■ **Work to do**: Show, in full, each line of the data that contains "page".

■ **Source excerpt**:
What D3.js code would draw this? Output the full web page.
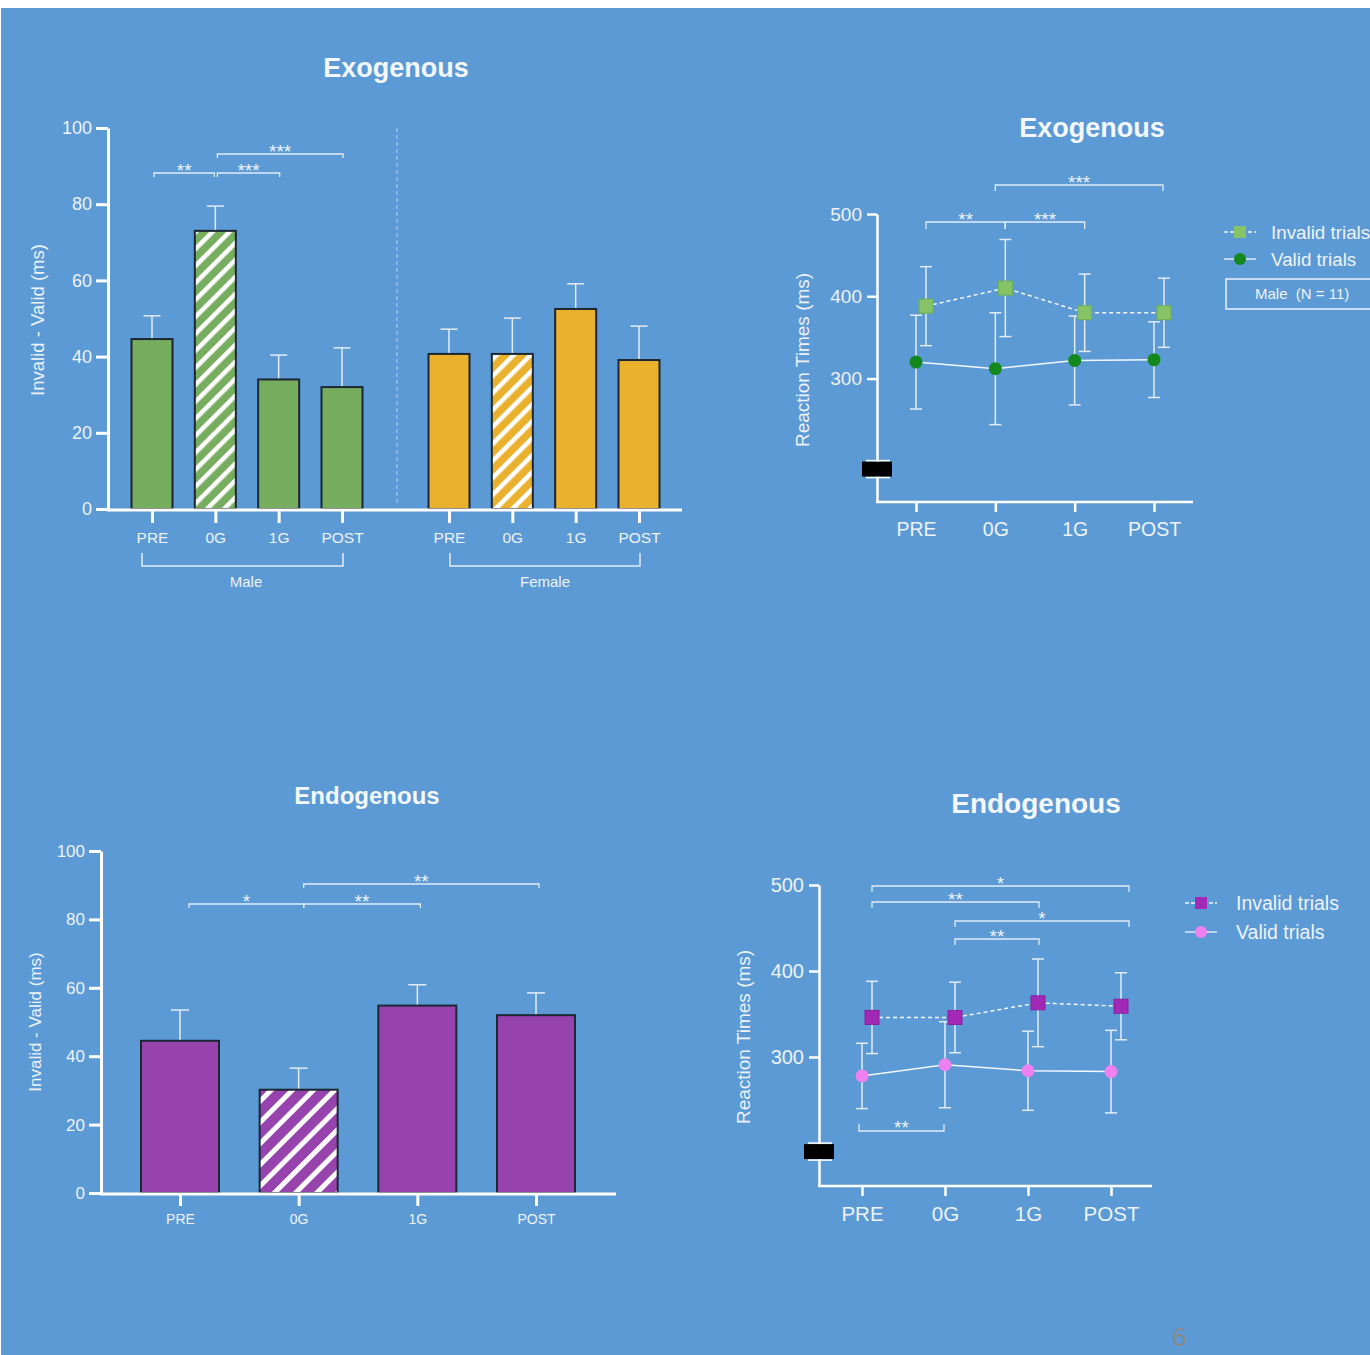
<!DOCTYPE html>
<html><head><meta charset="utf-8">
<script src="https://cdn.jsdelivr.net/npm/d3@7"></script>
<style>
html,body{margin:0;padding:0;background:#fff;}
svg{display:block;font-family:"Liberation Sans",Arial,sans-serif;}
</style></head><body>
<svg id="c" width="1370" height="1355"></svg>
<script>
// ---------------- data ----------------
const conditions = ["PRE", "0G", "1G", "POST"];
const exoMaleMeans = [44.6, 73.0, 34.0, 32.0];
const exoMaleSem = [6.1, 6.5, 6.4, 10.3];
const exoFemaleMeans = [40.7, 40.7, 52.5, 39.1];
const exoFemaleSem = [6.5, 9.4, 6.6, 8.9];
const endoMeans = [44.5, 30.2, 54.8, 52.0];
const endoSem = [9.0, 6.3, 6.1, 6.5];
const exoInvalidRT = [388, 410, 380, 380];
const exoInvalidSD = [48, 59, 47, 42];
const exoValidRT = [320, 312, 322, 323];
const exoValidSD = [57, 68, 54, 46];
const endoInvalidRT = [346, 346, 363, 359];
const endoInvalidSD = [42, 41, 51, 39];
const endoValidRT = [278, 291, 284, 283];
const endoValidSD = [38, 50, 46, 48];
const diffTicks = [0, 20, 40, 60, 80, 100];
const rtTicks = [300, 400, 500];
const hatched = "0G";
const legendLabels = ["Invalid trials", "Valid trials"];
const groupLabels = ["Male", "Female"];
const maleN = "Male  (N = 11)";
// significance: [from, to, label]
const sigExoBars = [["PRE", "0G", "**"], ["0G", "1G", "***"], ["0G", "POST", "***"]];
const sigExoRT = [["PRE", "0G", "**"], ["0G", "1G", "***"], ["0G", "POST", "***"]];
const sigEndoBars = [["PRE", "0G", "*"], ["0G", "1G", "**"], ["0G", "POST", "**"]];
const sigEndoRT = [["PRE", "POST", "*"], ["PRE", "1G", "**"], ["0G", "POST", "*"], ["0G", "1G", "**"]];
const sigEndoRTValid = [["PRE", "0G", "**"]];

// ---------------- setup ----------------
const svg = d3.select("#c");
const TXT = "#eef3fa";
const AX = "#ffffff";
const ERR = "#e4ecf5";
const BLUE = "#5b9ad4";
const GREEN = "#77ad5f", YELLOW = "#e9b12d", PURPLE = "#9743ae";
const EDGE = "#1c2733";
const STAR = 19;

svg.append("rect").attr("x", 0).attr("y", 0).attr("width", 1370).attr("height", 1355).attr("fill", "#ffffff");
svg.append("rect").attr("x", 1).attr("y", 8).attr("width", 1369).attr("height", 1347).attr("fill", BLUE);

const defs = svg.append("defs");
function hatch(id, color, w, s) {
  const p = defs.append("pattern").attr("id", id).attr("patternUnits", "userSpaceOnUse")
    .attr("width", w).attr("height", w).attr("patternTransform", "rotate(45)");
  p.append("rect").attr("width", w).attr("height", w).attr("fill", color);
  p.append("rect").attr("x", 0).attr("width", s).attr("height", w).attr("fill", "#ffffff");
}
hatch("hG", GREEN, 12, 4.5); hatch("hY", YELLOW, 12, 4.5); hatch("hP", PURPLE, 15, 5);

function styleAxis(g, fs) {
  g.attr("font-family", null).attr("font-size", fs);
  g.select(".domain").attr("stroke", AX).attr("stroke-width", 3);
  g.selectAll(".tick line").attr("stroke", AX).attr("stroke-width", 3);
  g.selectAll(".tick text").attr("fill", TXT);
}

function title(x, y, text, fs) {
  svg.append("text").attr("x", x).attr("y", y).attr("text-anchor", "middle")
    .attr("font-weight", "bold").attr("font-size", fs).attr("fill", "#f4f7fb").text(text);
}
function yTitle(x, y, text, fs) {
  svg.append("text").attr("transform", `translate(${x},${y}) rotate(-90)`).attr("text-anchor", "middle")
    .attr("font-size", fs).attr("fill", TXT).text(text);
}
function bracket(x1, x2, y, label, drop, fs) {
  svg.append("path").attr("d", `M${x1},${y + drop}V${y}H${x2}V${y + drop}`)
    .attr("fill", "none").attr("stroke", ERR).attr("stroke-width", 1.3);
  const cy = drop > 0 ? y - 7 : y - 8;
  svg.append("text").attr("x", (x1 + x2) / 2).attr("y", cy + 0.58 * fs).attr("text-anchor", "middle")
    .attr("font-size", fs).attr("fill", TXT).text(label);
}

// ---------------- bar chart helper ----------------
function bars(xs, y, means, sem, color, pat, bw, cap) {
  const g = svg.append("g");
  conditions.forEach((c, i) => {
    const cx = xs(c);
    g.append("line").attr("x1", cx).attr("x2", cx).attr("y1", y(means[i])).attr("y2", y(means[i] + sem[i]))
      .attr("stroke", ERR).attr("stroke-width", 1.5);
    g.append("line").attr("x1", cx - cap / 2).attr("x2", cx + cap / 2).attr("y1", y(means[i] + sem[i])).attr("y2", y(means[i] + sem[i]))
      .attr("stroke", ERR).attr("stroke-width", 1.5);
    g.append("rect").attr("x", cx - bw / 2).attr("y", y(means[i])).attr("width", bw)
      .attr("height", y(0) - y(means[i]))
      .attr("fill", c === hatched ? `url(#${pat})` : color)
      .attr("stroke", EDGE).attr("stroke-width", 2);
  });
}
function xTicks(xs, yBase, len, pad, fs) {
  const g = svg.append("g").attr("transform", `translate(0,${yBase})`)
    .call(d3.axisBottom(xs).tickSize(len).tickSizeOuter(0).tickPadding(pad));
  styleAxis(g, fs);
  g.select(".domain").remove();
}

// ================= Top-left: Exogenous bars =================
{
  const y = d3.scaleLinear().domain([0, 100]).range([509, 128]);
  const xm = d3.scalePoint().domain(conditions).range([152, 342]);
  const xf = d3.scalePoint().domain(conditions).range([449, 639]);
  title(396, 77, "Exogenous", 27);
  yTitle(44, 320, "Invalid - Valid (ms)", 18.5);
  svg.append("line").attr("x1", 397).attr("x2", 397).attr("y1", 128).attr("y2", 506)
    .attr("stroke", "#b9cde3").attr("stroke-width", 1).attr("stroke-dasharray", "4,3");
  bars(xm, y, exoMaleMeans, exoMaleSem, GREEN, "hG", 41, 17);
  bars(xf, y, exoFemaleMeans, exoFemaleSem, YELLOW, "hY", 41, 17);
  const ga = svg.append("g").attr("transform", "translate(108,0)")
    .call(d3.axisLeft(y).tickValues(diffTicks).tickSize(12).tickSizeOuter(0).tickPadding(4));
  styleAxis(ga, 18);
  svg.append("line").attr("x1", 107).attr("x2", 682).attr("y1", 510).attr("y2", 510).attr("stroke", AX).attr("stroke-width", 3);
  xTicks(xm, 511, 12, 9, 15.5);
  xTicks(xf, 511, 12, 9, 15.5);
  [[xm, 142, 343, 246, 0], [xf, 450, 640, 545, 1]].forEach(([xs, a, b, lx, k]) => {
    svg.append("path").attr("d", `M${a},553V566H${b}V553`).attr("fill", "none").attr("stroke", ERR).attr("stroke-width", 1.5);
    svg.append("text").attr("x", lx).attr("y", 587).attr("text-anchor", "middle").attr("font-size", 15)
      .attr("fill", TXT).text(groupLabels[k]);
  });
  const lv = [173, 173, 154];
  sigExoBars.forEach((s, i) => bracket(xm(s[0]) + 2, xm(s[1]) - (i === 0 ? 1 : -1), lv[i], s[2], 4, STAR));
}

// ================= Bottom-left: Endogenous bars =================
{
  const y = d3.scaleLinear().domain([0, 100]).range([1193, 851]);
  const xs = d3.scalePoint().domain(conditions).range([180, 536]);
  title(367, 804, "Endogenous", 24);
  yTitle(41, 1022, "Invalid - Valid (ms)", 17);
  bars(xs, y, endoMeans, endoSem, PURPLE, "hP", 78, 18);
  const ga = svg.append("g").attr("transform", "translate(101,0)")
    .call(d3.axisLeft(y).tickValues(diffTicks).tickSize(12).tickSizeOuter(0).tickPadding(4));
  styleAxis(ga, 17);
  svg.append("line").attr("x1", 100).attr("x2", 616).attr("y1", 1194).attr("y2", 1194).attr("stroke", AX).attr("stroke-width", 3);
  xTicks(xs, 1195, 11, 8, 14);
  const lv = [904, 904, 884];
  sigEndoBars.forEach((s, i) => bracket(xs(s[0]) + (i === 0 ? 9 : 5), xs(s[1]) + (i === 0 ? 5 : 3), lv[i], s[2], 4, STAR));
}

// ---------------- RT line chart helper ----------------
function rtChart(o) {
  const y = d3.scaleLinear().domain([150, 500]).range([o.yBot, o.yTop]);
  const xs = d3.scalePoint().domain(conditions).range(o.xr);
  const off = 10;
  title(o.tx, o.ty, o.title, o.tfs);
  yTitle(o.ytx, o.yty, "Reaction Times (ms)", 19);
  // axes
  const ga = svg.append("g").attr("transform", `translate(${o.x0},0)`)
    .call(d3.axisLeft(y).tickValues(rtTicks).tickSize(10).tickSizeOuter(0).tickPadding(5));
  styleAxis(ga, o.yfs);
  ga.select(".domain").attr("stroke-width", 2.5);
  ga.selectAll(".tick line").attr("stroke-width", 2.5);
  svg.append("line").attr("x1", o.x0 - 1).attr("x2", o.x1).attr("y1", o.yBot).attr("y2", o.yBot).attr("stroke", AX).attr("stroke-width", 2.5);
  const gx = svg.append("g").attr("transform", `translate(0,${o.yBot})`)
    .call(d3.axisBottom(xs).tickSize(10).tickSizeOuter(0).tickPadding(10));
  styleAxis(gx, o.xfs);
  gx.select(".domain").remove();
  gx.selectAll(".tick line").attr("stroke-width", 2.5);
  // break marker
  const by = y(190);
  svg.append("rect").attr("x", o.x0 - 15).attr("y", by - 7.5).attr("width", 30).attr("height", 15).attr("fill", "#000");
  [by - 8.5, by + 8.5].forEach(v => svg.append("line").attr("x1", o.x0 - 11).attr("x2", o.x0 + 13)
    .attr("y1", v).attr("y2", v).attr("stroke", AX).attr("stroke-width", 1.5));
  // error bars
  const series = [
    { m: o.inv, e: o.invE, dx: off },
    { m: o.val, e: o.valE, dx: 0 }
  ];
  series.forEach(s => conditions.forEach((c, i) => {
    const cx = xs(c) + s.dx;
    const t = y(s.m[i] + s.e[i]), b = y(s.m[i] - s.e[i]);
    svg.append("line").attr("x1", cx).attr("x2", cx).attr("y1", t).attr("y2", b).attr("stroke", ERR).attr("stroke-width", 1.5);
    [t, b].forEach(v => svg.append("line").attr("x1", cx - 6).attr("x2", cx + 6).attr("y1", v).attr("y2", v)
      .attr("stroke", ERR).attr("stroke-width", 1.5));
  }));
  // lines
  const line = dx => d3.line().x((d, i) => xs(conditions[i]) + dx).y(d => y(d));
  svg.append("path").attr("d", line(off)(o.inv)).attr("fill", "none").attr("stroke", "#f4f7fb")
    .attr("stroke-width", 1.5).attr("stroke-dasharray", "4,3");
  svg.append("path").attr("d", line(0)(o.val)).attr("fill", "none").attr("stroke", "#f4f7fb").attr("stroke-width", 1.5);
  // markers
  conditions.forEach((c, i) => {
    svg.append("rect").attr("x", xs(c) + off - 7).attr("y", y(o.inv[i]) - 7).attr("width", 14).attr("height", 14)
      .attr("fill", o.invC).attr("stroke", o.invS).attr("stroke-width", 1);
    svg.append("circle").attr("cx", xs(c)).attr("cy", y(o.val[i])).attr("r", 6.5).attr("fill", o.valC);
  });
  // legend
  const L = o.leg;
  [0, 1].forEach(k => {
    const ly = L.y + k * L.dy;
    svg.append("line").attr("x1", L.x).attr("x2", L.x + 32).attr("y1", ly).attr("y2", ly).attr("stroke", "#f4f7fb")
      .attr("stroke-width", 1.3).attr("stroke-dasharray", k === 0 ? "4,2" : null);
    if (k === 0) svg.append("rect").attr("x", L.x + 10).attr("y", ly - 6).attr("width", 12).attr("height", 12).attr("fill", o.invC);
    else svg.append("circle").attr("cx", L.x + 16).attr("cy", ly).attr("r", 6).attr("fill", o.valC);
    svg.append("text").attr("x", L.tx).attr("y", ly + 7).attr("font-size", L.fs).attr("fill", TXT).text(legendLabels[k]);
  });
  return { xs, y, off };
}

// ================= Top-right =================
{
  const r = rtChart({
    yBot: 502, yTop: 214, xr: [916, 1154], x0: 877, x1: 1193,
    title: "Exogenous", tx: 1092, ty: 137, tfs: 27, ytx: 809, yty: 360, yfs: 19, xfs: 19.5,
    inv: exoInvalidRT, invE: exoInvalidSD, val: exoValidRT, valE: exoValidSD,
    invC: "#85c366", invS: "#6fae52", valC: "#12881d",
    leg: { x: 1224, y: 232, dy: 27, tx: 1271, fs: 18.8 }
  });
  const xs = r.xs;
  bracket(xs("PRE") + 10, xs("0G") + 10, 222, "**", 7, STAR);
  bracket(xs("0G") + 10, xs("1G") + 10, 222, "***", 7, STAR);
  svg.append("line").attr("x1", xs("0G") + 10).attr("x2", xs("0G") + 10).attr("y1", 222).attr("y2", 229)
    .attr("stroke", ERR).attr("stroke-width", 1.3);
  bracket(xs("0G"), xs("POST") + 9, 185, "***", 6, STAR);
  svg.append("rect").attr("x", 1226).attr("y", 279).attr("width", 170).attr("height", 30)
    .attr("fill", "none").attr("stroke", "#eef3fa").attr("stroke-width", 1.5);
  svg.append("text").attr("x", 1255).attr("y", 299).attr("font-size", 15).attr("fill", TXT)
    .style("white-space", "pre").text(maleN);
}

// ================= Bottom-right =================
{
  const r = rtChart({
    yBot: 1186, yTop: 885, xr: [862, 1111], x0: 819, x1: 1152,
    title: "Endogenous", tx: 1036, ty: 813, tfs: 28, ytx: 750, yty: 1037, yfs: 20, xfs: 20.5,
    inv: endoInvalidRT, invE: endoInvalidSD, val: endoValidRT, valE: endoValidSD,
    invC: "#a229b6", invS: "#8d1fa0", valC: "#ee80ef",
    leg: { x: 1185, y: 903, dy: 29, tx: 1236, fs: 19.5 }
  });
  const xs = r.xs;
  const lv = [886, 902, 921, 939];
  sigEndoRT.forEach((s, i) => bracket(xs(s[0]) + 10, xs(s[1]) + (s[1] === "POST" ? 18 : 11), lv[i], s[2], 6, STAR));
  sigEndoRTValid.forEach(s => bracket(xs(s[0]) - 3, xs(s[1]) - 1, 1131, s[2], -7, STAR));
}

// page number
svg.append("text").attr("x", 1172).attr("y", 1346).attr("font-size", 26).attr("fill", "#8a8a8a")
  .attr("font-family", "Noto Sans, sans-serif").text("6");
</script>
</body></html>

■ **Expected answer**:
What D3.js code would draw this? Output the full web page.
// page number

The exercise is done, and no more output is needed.